I’m Glad You’re Dead Now de Tawfeek Barhom

« Quand nous regardons un court métrage, nous sentons bien qu’un univers plus vaste se met en place, un univers qui n’est pas réductible à la somme des plans vus à l’écran. » remarquait le professeur Sébastien Févry. C’est dans cet univers hors-film que la Palme d’or du festival de Cannes a enfoui ses secrets. I’m Glad You’re Dead Now est paradoxal, difficile à décrire et pourtant limpide, clair sans rien réellement montrer ou prononcer. Sous son apparent minimalisme il est une forme travaillée de suggestion qui se laisse comprendre, un hors-champ dont les longues ramifications se superposent et se nouent jusqu’à enserrer les personnages.
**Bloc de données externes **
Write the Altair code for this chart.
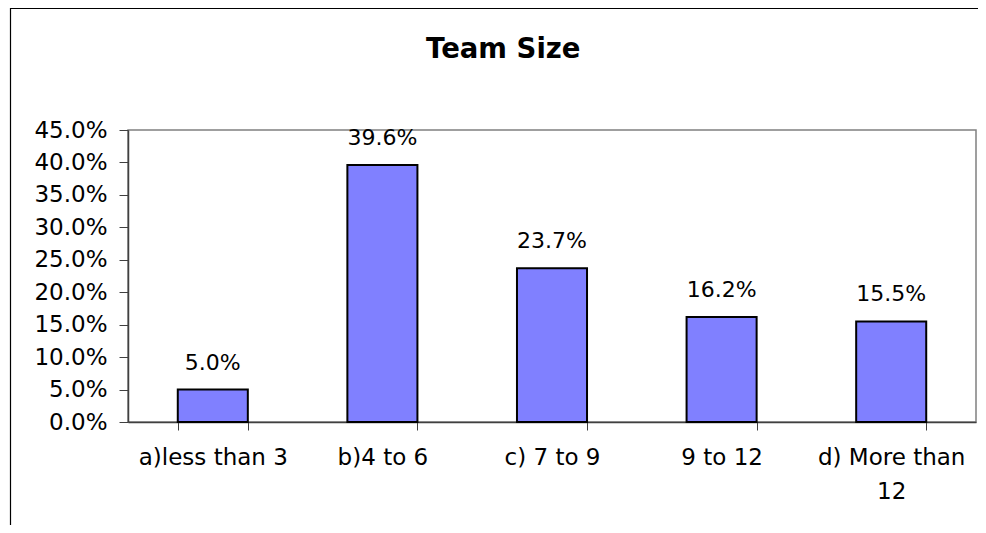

Devant et derrière la caméra, l’acteur Tawfeek Barhom (aperçu dernièrement dans La Conspiration du Caire de Tarik Saleh, Les Fantômes de Jonathan Millet ou prochainement dans The Way of the Wind de Terrence Malick), raconte une histoire pesante mais pour ce faire il n’alourdit pas l’image, ce sont les contours qu’il épaissit.

Le film profite d’une des forces de la forme courte, pouvoir jouer à la fois, sur ce que l’image donne à voir, et plus intéressant ici à ne pas voir. Dans une introduction nocturne, un homme, Reda, traîne dans un atelier ce qui semble être un corps. Il est surpris par son grand frère Abu Rush inquiet de l’absence de leur père. Il le renvoie à l’intérieur et le film enchaîne alors sur sa seconde et dernière séquence, une discussion dans un minuscule port assis sur une grande caisse en bois en attente d’un bateau. Un enchaînement pas si étrange qui mélange passé et présent, installe le mystère qu’il révèle. Il est clair dans cette introduction que Reda n’est pas étranger à la mort de son père, que le corps de celui-ci occupe la boîte et d’après le titre qu’il y a des raisons de vouloir sa mort. Quelle haine a guidé les gestes du personnage juste avant l’ouverture du film ? C’est cela que Reda tente d’expliquer à son frère dont la mémoire flanche tout comme au public qui comble peu à peu les trous de cette intrigue incomplète et pourtant très claire.

Ici l’univers hors du champ ne se sent pas, il se fait sentir, il ressort dans les mots de Reda tout en demeurant invisible. Et indicible aussi. C’est en tournant autour du sujet, par périphrases juste assez explicites que le jeune frère livre petit à petit leur terrible histoire. L’histoire d’une violence dont les citrons faisaient passer le goût… Un scénario « simple » au fond mais dont la complexité tient à la manière de le faire surgir à l’écran, une manière qui épouse la difficulté qu’à le personnage à la formuler, l’amener à la vie. L’un des fruits acides déclenche l’amertume de Reda qui parvient à recracher sa peine et des images se créent non pas en face des spectateurs mais à l’intérieur des têtes, elles passent de manière fugace comme les souvenirs fuyants du grand frère. Par son économie d’effets et mots, le film fait des mystères pour les défaire en dit beaucoup et tout juste pas assez. C’est un film tellement ciselé que sa violence en devient saillante.

Ce n’est pas l’action qui importe mais cet enfermement, ce blocage que l’on ressent, jusqu’à la mer qui s’étend vers un horizon que les montagnes obstruent. Entre celui qui a perdu la mémoire et celui qui se souvient de tout, à chacun sa prison. Entre le grand et le petit frère on ne sait plus bien qui protège qui alors que leurs mains se serrent dans des gestes presque enfantins qui contrastent avec leurs allures massives et sérieuses. Campé par le réalisateur,Reda déroule le passé pour confronter le présent là où pour Abu Rush joué par Ashref Barhom, le flou est constant, ses souvenirs sont eux-mêmes partis hors-champ, hors-tête, hors-conscient. Pour les accompagner, peu de mise en scène, une caméra très proche, qui tangue légèrement et donne une légère impression de voyeurisme, d’être témoin involontaire de leur discussion.

Jusqu’à la fin, ce film ne cesse d’osciller entre ombre et lumière et entre cacher et montrer. Alors que les citrons maudits peuvent enfin être laissés sur la pierre du port, le passé reste tapi autour de Reda, malgré la joie de son frère. Leur libération semble triste, dure-acide alors que l’horizon enfin dégagé s’étend derrière et non pas devant eux, les laissant encore en partie prisonniers de l’île et de la boîte funèbre qui s’étend sur le bateau.